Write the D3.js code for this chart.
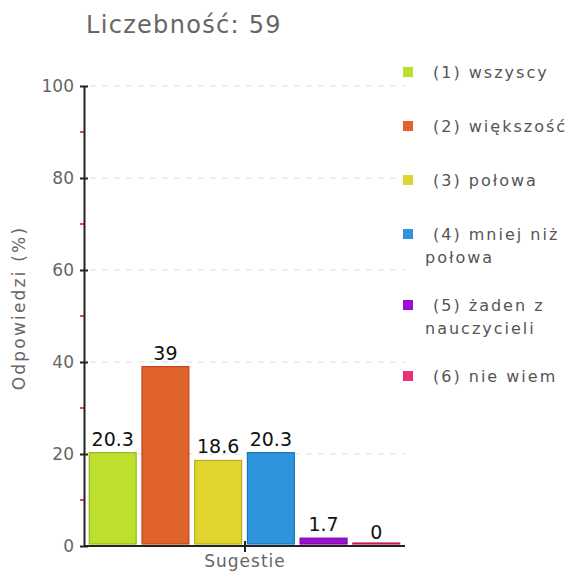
<!DOCTYPE html>
<html>
<head>
<meta charset="utf-8">
<script src="https://cdn.jsdelivr.net/npm/d3@7"></script>
<style>
  body { margin: 0; background: #fff; }
  svg { display: block; font-family: "DejaVu Sans", Verdana, sans-serif; }
</style>
</head>
<body>
<section></section>
<script>
const title = "Liczebność: 59";
const categories = ["(1) wszyscy", "(2) większość", "(3) połowa", "(4) mniej niż połowa", "(5) żaden z nauczycieli", "(6) nie wiem"];
const legendLines = [["(1) wszyscy"], ["(2) większość"], ["(3) połowa"], ["(4) mniej niż", "połowa"], ["(5) żaden z", "nauczycieli"], ["(6) nie wiem"]];
const values = [20.3, 39, 18.6, 20.3, 1.7, 0];
const valueLabels = ["20.3", "39", "18.6", "20.3", "1.7", "0"];
const fills = ["#bde02f", "#e0622c", "#e0d52e", "#2e95dd", "#9b10d0", "#e8327a"];
const strokes = ["#98b81c", "#c2471a", "#b9ad1a", "#1b76b8", "#7a08a8", "#c41a5c"];
const majorTicks = [0, 20, 40, 60, 80, 100];
const minorTicks = [10, 30, 50, 70, 90];

const width = 571, height = 573;
const svg = d3.select("section").append("svg")
  .attr("width", width)
  .attr("height", height);

const x = d3.scaleBand().domain(categories).range([84, 405]).paddingInner(0.11).paddingOuter(0.1);
const y = d3.scaleLinear().domain([0, 100]).range([546, 86]);

// title
svg.append("text")
  .attr("x", 86).attr("y", 33)
  .attr("fill", "#666")
  .attr("font-size", 24)
  .attr("letter-spacing", 1.3)
  .text(title);

// grid lines
svg.append("g")
  .selectAll("line")
  .data(majorTicks.filter(d => d > 0))
  .enter()
  .append("line")
  .attr("x1", 90).attr("x2", 405)
  .attr("y1", d => y(d)).attr("y2", d => y(d))
  .attr("stroke", "#ddd")
  .attr("stroke-dasharray", "6,6");

// minor red ticks
svg.append("g")
  .selectAll("line")
  .data(minorTicks)
  .enter()
  .append("line")
  .attr("x1", 80).attr("x2", 84)
  .attr("y1", d => y(d)).attr("y2", d => y(d))
  .attr("stroke", "red")
  .attr("stroke-width", 1.5);

// y axis
const yAxis = d3.axisLeft(y).tickValues(majorTicks).tickSize(0).tickPadding(10);
const yg = svg.append("g").attr("transform", "translate(84,0)").call(yAxis);
yg.select(".domain").attr("stroke", "#222").attr("stroke-width", 2);
yg.selectAll(".tick text").attr("fill", "#666").attr("font-size", 17).attr("font-family", "DejaVu Sans, sans-serif");
yg.selectAll(".tick")
  .append("line")
  .attr("x1", -4).attr("x2", 4)
  .attr("stroke", "#222")
  .attr("stroke-width", 2);

svg.append("text")
  .attr("transform", "translate(25,308) rotate(-90)")
  .attr("text-anchor", "middle")
  .attr("fill", "#666")
  .attr("font-size", 17)
  .attr("letter-spacing", 2.2)
  .text("Odpowiedzi (%)");

// bars
svg.append("g")
  .selectAll("rect")
  .data(values)
  .enter()
  .append("rect")
  .attr("x", (d, i) => x(categories[i]))
  .attr("width", x.bandwidth())
  .attr("y", d => Math.min(y(d), y(0) - 3) )
  .attr("height", d => Math.max(y(0) - y(d) - 2, 1))
  .attr("fill", (d, i) => fills[i])
  .attr("stroke", (d, i) => strokes[i])
  .attr("stroke-width", 1.2);

// value labels
svg.append("g")
  .selectAll("text")
  .data(values)
  .enter()
  .append("text")
  .attr("x", (d, i) => x(categories[i]) + x.bandwidth() / 2)
  .attr("y", d => y(d) - 7)
  .attr("text-anchor", "middle")
  .attr("fill", "#111")
  .attr("font-size", 19)
  .text((d, i) => valueLabels[i]);

// x axis
svg.append("line")
  .attr("x1", 84).attr("x2", 405)
  .attr("y1", y(0)).attr("y2", y(0))
  .attr("stroke", "#222").attr("stroke-width", 2);
svg.append("line")
  .attr("x1", 245).attr("x2", 245)
  .attr("y1", y(0) - 5).attr("y2", y(0) + 6)
  .attr("stroke", "#222").attr("stroke-width", 2);
svg.append("text")
  .attr("x", 245).attr("y", 567)
  .attr("text-anchor", "middle")
  .attr("fill", "#666")
  .attr("font-size", 17)
  .attr("letter-spacing", 1)
  .text("Sugestie");

// legend
let ly = 72;
legendLines.forEach((lines, i) => {
  const g = svg.append("g").attr("transform", `translate(0,${ly})`);
  g.append("rect")
    .attr("x", 403).attr("y", -5)
    .attr("width", 10).attr("height", 10)
    .attr("fill", fills[i]);
  lines.forEach((t, j) => {
    g.append("text")
      .attr("x", j === 0 ? 433 : 425)
      .attr("y", j * 23 + 6)
      .attr("fill", "#555")
      .attr("font-size", 16)
      .attr("letter-spacing", 2)
      .text(t);
  });
  ly += 54 + (lines.length - 1) * 17;
});
</script>
</body>
</html>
====
■ Written request ■
Print the listing above in full, exactly as written. Omit any pictures.

■ In response ■
Write the D3.js code for this chart.
<!DOCTYPE html>
<html>
<head>
<meta charset="utf-8">
<script src="https://cdn.jsdelivr.net/npm/d3@7"></script>
<style>
  body { margin: 0; background: #fff; }
  svg { display: block; font-family: "DejaVu Sans", Verdana, sans-serif; }
</style>
</head>
<body>
<section></section>
<script>
const title = "Liczebność: 59";
const categories = ["(1) wszyscy", "(2) większość", "(3) połowa", "(4) mniej niż połowa", "(5) żaden z nauczycieli", "(6) nie wiem"];
const legendLines = [["(1) wszyscy"], ["(2) większość"], ["(3) połowa"], ["(4) mniej niż", "połowa"], ["(5) żaden z", "nauczycieli"], ["(6) nie wiem"]];
const values = [20.3, 39, 18.6, 20.3, 1.7, 0];
const valueLabels = ["20.3", "39", "18.6", "20.3", "1.7", "0"];
const fills = ["#bde02f", "#e0622c", "#e0d52e", "#2e95dd", "#9b10d0", "#e8327a"];
const strokes = ["#98b81c", "#c2471a", "#b9ad1a", "#1b76b8", "#7a08a8", "#c41a5c"];
const majorTicks = [0, 20, 40, 60, 80, 100];
const minorTicks = [10, 30, 50, 70, 90];

const width = 571, height = 573;
const svg = d3.select("section").append("svg")
  .attr("width", width)
  .attr("height", height);

const x = d3.scaleBand().domain(categories).range([84, 405]).paddingInner(0.11).paddingOuter(0.1);
const y = d3.scaleLinear().domain([0, 100]).range([546, 86]);

// title
svg.append("text")
  .attr("x", 86).attr("y", 33)
  .attr("fill", "#666")
  .attr("font-size", 24)
  .attr("letter-spacing", 1.3)
  .text(title);

// grid lines
svg.append("g")
  .selectAll("line")
  .data(majorTicks.filter(d => d > 0))
  .enter()
  .append("line")
  .attr("x1", 90).attr("x2", 405)
  .attr("y1", d => y(d)).attr("y2", d => y(d))
  .attr("stroke", "#ddd")
  .attr("stroke-dasharray", "6,6");

// minor red ticks
svg.append("g")
  .selectAll("line")
  .data(minorTicks)
  .enter()
  .append("line")
  .attr("x1", 80).attr("x2", 84)
  .attr("y1", d => y(d)).attr("y2", d => y(d))
  .attr("stroke", "red")
  .attr("stroke-width", 1.5);

// y axis
const yAxis = d3.axisLeft(y).tickValues(majorTicks).tickSize(0).tickPadding(10);
const yg = svg.append("g").attr("transform", "translate(84,0)").call(yAxis);
yg.select(".domain").attr("stroke", "#222").attr("stroke-width", 2);
yg.selectAll(".tick text").attr("fill", "#666").attr("font-size", 17).attr("font-family", "DejaVu Sans, sans-serif");
yg.selectAll(".tick")
  .append("line")
  .attr("x1", -4).attr("x2", 4)
  .attr("stroke", "#222")
  .attr("stroke-width", 2);

svg.append("text")
  .attr("transform", "translate(25,308) rotate(-90)")
  .attr("text-anchor", "middle")
  .attr("fill", "#666")
  .attr("font-size", 17)
  .attr("letter-spacing", 2.2)
  .text("Odpowiedzi (%)");

// bars
svg.append("g")
  .selectAll("rect")
  .data(values)
  .enter()
  .append("rect")
  .attr("x", (d, i) => x(categories[i]))
  .attr("width", x.bandwidth())
  .attr("y", d => Math.min(y(d), y(0) - 3) )
  .attr("height", d => Math.max(y(0) - y(d) - 2, 1))
  .attr("fill", (d, i) => fills[i])
  .attr("stroke", (d, i) => strokes[i])
  .attr("stroke-width", 1.2);

// value labels
svg.append("g")
  .selectAll("text")
  .data(values)
  .enter()
  .append("text")
  .attr("x", (d, i) => x(categories[i]) + x.bandwidth() / 2)
  .attr("y", d => y(d) - 7)
  .attr("text-anchor", "middle")
  .attr("fill", "#111")
  .attr("font-size", 19)
  .text((d, i) => valueLabels[i]);

// x axis
svg.append("line")
  .attr("x1", 84).attr("x2", 405)
  .attr("y1", y(0)).attr("y2", y(0))
  .attr("stroke", "#222").attr("stroke-width", 2);
svg.append("line")
  .attr("x1", 245).attr("x2", 245)
  .attr("y1", y(0) - 5).attr("y2", y(0) + 6)
  .attr("stroke", "#222").attr("stroke-width", 2);
svg.append("text")
  .attr("x", 245).attr("y", 567)
  .attr("text-anchor", "middle")
  .attr("fill", "#666")
  .attr("font-size", 17)
  .attr("letter-spacing", 1)
  .text("Sugestie");

// legend
let ly = 72;
legendLines.forEach((lines, i) => {
  const g = svg.append("g").attr("transform", `translate(0,${ly})`);
  g.append("rect")
    .attr("x", 403).attr("y", -5)
    .attr("width", 10).attr("height", 10)
    .attr("fill", fills[i]);
  lines.forEach((t, j) => {
    g.append("text")
      .attr("x", j === 0 ? 433 : 425)
      .attr("y", j * 23 + 6)
      .attr("fill", "#555")
      .attr("font-size", 16)
      .attr("letter-spacing", 2)
      .text(t);
  });
  ly += 54 + (lines.length - 1) * 17;
});
</script>
</body>
</html>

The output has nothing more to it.